At his point, they were fifteen months into the project. They’d agreed on the words and and but, but not the.

Then some ten thousand Black Lives Matter protesters converged on Colston Square. It took them four minutes to topple the statue. 

And at various points along the way, some of the things named after Colston were quietly renamed, including one of the pubs. Some organizations are still working on it and some dug a hole and pulled it in over themselves. 

 

But what about History, with a capital H?

You can’t talk about people toppling statues without someone saying that they’re erasing history. 

No. Let me try that again: You can’t talk about Black Lives Matter protesters toppling statues without etc., because when statues of Sadam Hussein were torn down–with the help of the US Army, if memory serves, because the crowd wasn’t large enough and maybe he was glued down, because he didn’t leave his pedestal without a fight–I didn’t hear any complaints about rewriting history. It was all whoopee! The dictator was being torn down. The people were taking revenge.

Ditto the statues of Lenin.
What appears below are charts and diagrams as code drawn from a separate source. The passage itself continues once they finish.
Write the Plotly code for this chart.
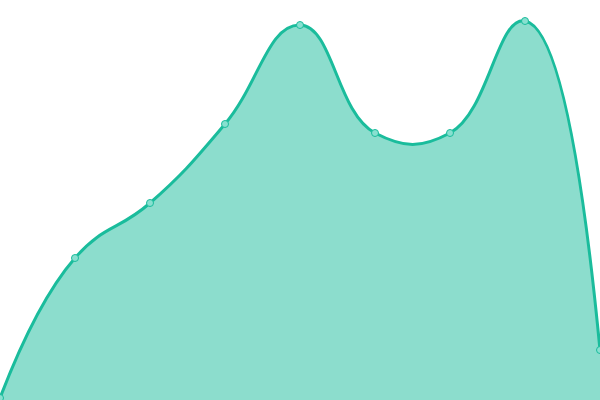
import plotly.graph_objects as go

# sample positions and heights
xs = [0, 1, 2, 3, 4, 5, 6, 7, 8]
ys = [2, 142, 197, 276, 375, 267, 267, 379, 50]

lineColor = '#1abc9c'
fillColor = 'rgba(26,188,156,0.5)'

fig = go.Figure()
fig.add_trace(go.Scatter(
    x=xs,
    y=ys,
    mode='lines+markers',
    line=dict(color=lineColor, width=3, shape='spline', smoothing=1.3),
    marker=dict(size=7, color='#88e0d0', line=dict(color=lineColor, width=1)),
    fill='tozeroy',
    fillcolor=fillColor,
    cliponaxis=False,
    hoverinfo='skip',
))

fig.update_layout(
    width=600,
    height=400,
    margin=dict(l=0, r=0, t=0, b=0),
    paper_bgcolor='white',
    plot_bgcolor='white',
    showlegend=False,
)
fig.update_xaxes(visible=False, range=[0, 8], fixedrange=True)
fig.update_yaxes(visible=False, range=[0, 400], fixedrange=True)

# the page body has a default margin; drop it so the plot sits at 0,0
fig.write_html(
    "out.html",
    config={'displayModeBar': False, 'staticPlot': True},
    post_script="document.body.style.margin='0';",
)
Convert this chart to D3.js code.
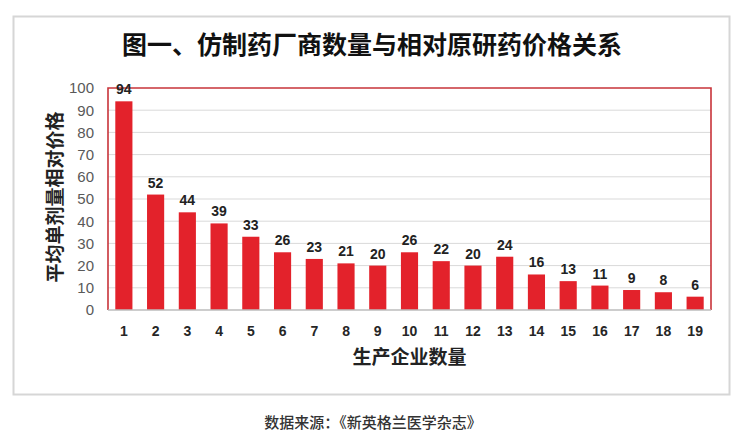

Or Stalin. No articles in the paper saying that it was an attempt to erase history. 

But statues aren’t history any more than my junior high history textbooks were history. They’re mythology. At best, they’re one version of history–the version convenient to whoever’s in power. At worst, they’re bullshit–an attempt to glorify the inglorious, simplify the complicated, cover up the inconvenient, and (although this never gets said) remind the governed who still rules them. 

When Black Lives Matter protesters pull down the statues of slave owners and slave traders, they’re making history. They’re demanding that the official history of their city, their country, their world include them, not just the people who made fortunes by driving and selling their ancestors. 

Colston’s statue will end up in a museum–when they open again–where it can be presented as part of genuine, difficult, complicated history.